• [Data provided]:

## Start

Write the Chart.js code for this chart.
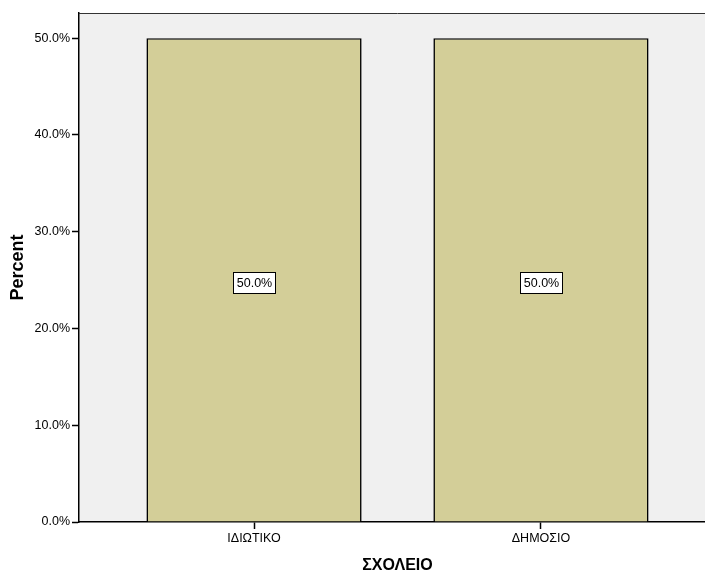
<!DOCTYPE html>
<html>
<head>
<meta charset="utf-8">
<script src="https://cdn.jsdelivr.net/npm/chart.js@4/dist/chart.umd.min.js"></script>
<style>
  html, body { margin: 0; padding: 0; background: #fff; overflow: hidden; width: 705px; height: 575px; }
  canvas { display: block; }
</style>
</head>
<body>
<canvas id="c" width="730" height="575"></canvas>
<script>
const categories = ['ΙΔΙΩΤΙΚΟ', 'ΔΗΜΟΣΙΟ'];
const percentValues = [50.0, 50.0];
const yTickValues = [0, 10, 20, 30, 40, 50];
const xTitle = 'ΣΧΟΛΕΙΟ';
const yTitle = 'Percent';

const FONT = '"Liberation Sans", Arial, sans-serif';

const bgPlugin = {
  id: 'bg',
  beforeDraw(chart) {
    const {ctx, chartArea: a} = chart;
    ctx.save();
    ctx.fillStyle = '#F0F0F0';
    ctx.fillRect(a.left, a.top, a.right - a.left, a.bottom - a.top);
    ctx.restore();
  },
  afterDraw(chart) {
    const {ctx, chartArea: a} = chart;
    ctx.save();
    ctx.strokeStyle = '#333';
    ctx.lineWidth = 1;
    ctx.beginPath();
    ctx.moveTo(a.left, a.top + 0.5);
    ctx.lineTo(a.right, a.top + 0.5);
    ctx.stroke();
    ctx.restore();
  }
};

const labelPlugin = {
  id: 'barLabels',
  afterDatasetsDraw(chart) {
    const {ctx} = chart;
    const meta = chart.getDatasetMeta(0);
    ctx.save();
    ctx.font = '12.5px ' + FONT;
    ctx.textAlign = 'center';
    ctx.textBaseline = 'middle';
    meta.data.forEach((bar, i) => {
      const txt = percentValues[i].toFixed(1) + '%';
      const cx = Math.round(bar.x);
      const cy = Math.round((bar.y + bar.base) / 2) + 2;
      const w = 42;
      const h = 21;
      const x0 = Math.round(cx - w / 2);
      const y0 = Math.round(cy - h / 2);
      ctx.fillStyle = '#fff';
      ctx.fillRect(x0, y0, w, h);
      ctx.strokeStyle = '#000';
      ctx.lineWidth = 1;
      ctx.strokeRect(x0 + 0.5, y0 + 0.5, w, h);
      ctx.fillStyle = '#000';
      ctx.fillText(txt, cx + 0.5, cy + 1.5);
    });
    ctx.restore();
  }
};

new Chart(document.getElementById('c'), {
  type: 'bar',
  data: {
    datasets: [{
      data: categories.map((c, i) => ({x: i, y: percentValues[i]})),
      backgroundColor: '#D3CE98',
      borderColor: '#000',
      borderWidth: 1.6,
      barPercentage: 0.75,
      categoryPercentage: 1.0
    }]
  },
  options: {
    responsive: false,
    animation: false,
    layout: { padding: { left: 0, right: 14, top: 13, bottom: 0 } },
    plugins: { legend: { display: false }, tooltip: { enabled: false } },
    scales: {
      x: {
        type: 'linear',
        min: -0.61,
        max: 1.61,
        offset: false,
        afterBuildTicks(scale) { scale.ticks = categories.map((c, i) => ({value: i})); },
        afterFit(scale) { scale.height = 53; },
        ticks: {
          callback: (v) => categories[v] !== undefined ? categories[v] : '',
          color: '#000',
          font: { family: FONT, size: 12.5 },
          padding: 2,
          maxRotation: 0,
          autoSkip: false
        },
        grid: { offset: false, drawOnChartArea: false, drawTicks: true, tickLength: 7, color: '#000', tickWidth: 1.5 },
        border: { display: true, color: '#000', width: 1.5 },
        title: {
          display: true,
          text: xTitle,
          color: '#000',
          font: { family: FONT, size: 16, weight: 'bold' },
          padding: { top: 0, bottom: 0 }
        }
      },
      y: {
        min: 0,
        max: 52.6,
        afterBuildTicks(scale) { scale.ticks = yTickValues.map(v => ({value: v})); },
        afterFit(scale) { scale.width = 79; },
        ticks: {
          callback: (v) => v.toFixed(1) + '%',
          color: '#000',
          font: { family: FONT, size: 12.5 },
          padding: 2
        },
        grid: { drawOnChartArea: false, drawTicks: true, tickLength: 7, color: '#000', tickWidth: 1.5 },
        border: { display: true, color: '#000', width: 1.5 },
        title: {
          display: true,
          text: yTitle,
          color: '#000',
          font: { family: FONT, size: 18, weight: 'bold' },
          padding: { top: 7, bottom: 0 }
        }
      }
    }
  },
  plugins: [bgPlugin, labelPlugin]
});
</script>
</body>
</html>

## End

• [Given task]:
Repeat the material above in full and exactly, apart from the pictures.

• [Expected answer]:
Write the Chart.js code for this chart.
<!DOCTYPE html>
<html>
<head>
<meta charset="utf-8">
<script src="https://cdn.jsdelivr.net/npm/chart.js@4/dist/chart.umd.min.js"></script>
<style>
  html, body { margin: 0; padding: 0; background: #fff; overflow: hidden; width: 705px; height: 575px; }
  canvas { display: block; }
</style>
</head>
<body>
<canvas id="c" width="730" height="575"></canvas>
<script>
const categories = ['ΙΔΙΩΤΙΚΟ', 'ΔΗΜΟΣΙΟ'];
const percentValues = [50.0, 50.0];
const yTickValues = [0, 10, 20, 30, 40, 50];
const xTitle = 'ΣΧΟΛΕΙΟ';
const yTitle = 'Percent';

const FONT = '"Liberation Sans", Arial, sans-serif';

const bgPlugin = {
  id: 'bg',
  beforeDraw(chart) {
    const {ctx, chartArea: a} = chart;
    ctx.save();
    ctx.fillStyle = '#F0F0F0';
    ctx.fillRect(a.left, a.top, a.right - a.left, a.bottom - a.top);
    ctx.restore();
  },
  afterDraw(chart) {
    const {ctx, chartArea: a} = chart;
    ctx.save();
    ctx.strokeStyle = '#333';
    ctx.lineWidth = 1;
    ctx.beginPath();
    ctx.moveTo(a.left, a.top + 0.5);
    ctx.lineTo(a.right, a.top + 0.5);
    ctx.stroke();
    ctx.restore();
  }
};

const labelPlugin = {
  id: 'barLabels',
  afterDatasetsDraw(chart) {
    const {ctx} = chart;
    const meta = chart.getDatasetMeta(0);
    ctx.save();
    ctx.font = '12.5px ' + FONT;
    ctx.textAlign = 'center';
    ctx.textBaseline = 'middle';
    meta.data.forEach((bar, i) => {
      const txt = percentValues[i].toFixed(1) + '%';
      const cx = Math.round(bar.x);
      const cy = Math.round((bar.y + bar.base) / 2) + 2;
      const w = 42;
      const h = 21;
      const x0 = Math.round(cx - w / 2);
      const y0 = Math.round(cy - h / 2);
      ctx.fillStyle = '#fff';
      ctx.fillRect(x0, y0, w, h);
      ctx.strokeStyle = '#000';
      ctx.lineWidth = 1;
      ctx.strokeRect(x0 + 0.5, y0 + 0.5, w, h);
      ctx.fillStyle = '#000';
      ctx.fillText(txt, cx + 0.5, cy + 1.5);
    });
    ctx.restore();
  }
};

new Chart(document.getElementById('c'), {
  type: 'bar',
  data: {
    datasets: [{
      data: categories.map((c, i) => ({x: i, y: percentValues[i]})),
      backgroundColor: '#D3CE98',
      borderColor: '#000',
      borderWidth: 1.6,
      barPercentage: 0.75,
      categoryPercentage: 1.0
    }]
  },
  options: {
    responsive: false,
    animation: false,
    layout: { padding: { left: 0, right: 14, top: 13, bottom: 0 } },
    plugins: { legend: { display: false }, tooltip: { enabled: false } },
    scales: {
      x: {
        type: 'linear',
        min: -0.61,
        max: 1.61,
        offset: false,
        afterBuildTicks(scale) { scale.ticks = categories.map((c, i) => ({value: i})); },
        afterFit(scale) { scale.height = 53; },
        ticks: {
          callback: (v) => categories[v] !== undefined ? categories[v] : '',
          color: '#000',
          font: { family: FONT, size: 12.5 },
          padding: 2,
          maxRotation: 0,
          autoSkip: false
        },
        grid: { offset: false, drawOnChartArea: false, drawTicks: true, tickLength: 7, color: '#000', tickWidth: 1.5 },
        border: { display: true, color: '#000', width: 1.5 },
        title: {
          display: true,
          text: xTitle,
          color: '#000',
          font: { family: FONT, size: 16, weight: 'bold' },
          padding: { top: 0, bottom: 0 }
        }
      },
      y: {
        min: 0,
        max: 52.6,
        afterBuildTicks(scale) { scale.ticks = yTickValues.map(v => ({value: v})); },
        afterFit(scale) { scale.width = 79; },
        ticks: {
          callback: (v) => v.toFixed(1) + '%',
          color: '#000',
          font: { family: FONT, size: 12.5 },
          padding: 2
        },
        grid: { drawOnChartArea: false, drawTicks: true, tickLength: 7, color: '#000', tickWidth: 1.5 },
        border: { display: true, color: '#000', width: 1.5 },
        title: {
          display: true,
          text: yTitle,
          color: '#000',
          font: { family: FONT, size: 18, weight: 'bold' },
          padding: { top: 7, bottom: 0 }
        }
      }
    }
  },
  plugins: [bgPlugin, labelPlugin]
});
</script>
</body>
</html>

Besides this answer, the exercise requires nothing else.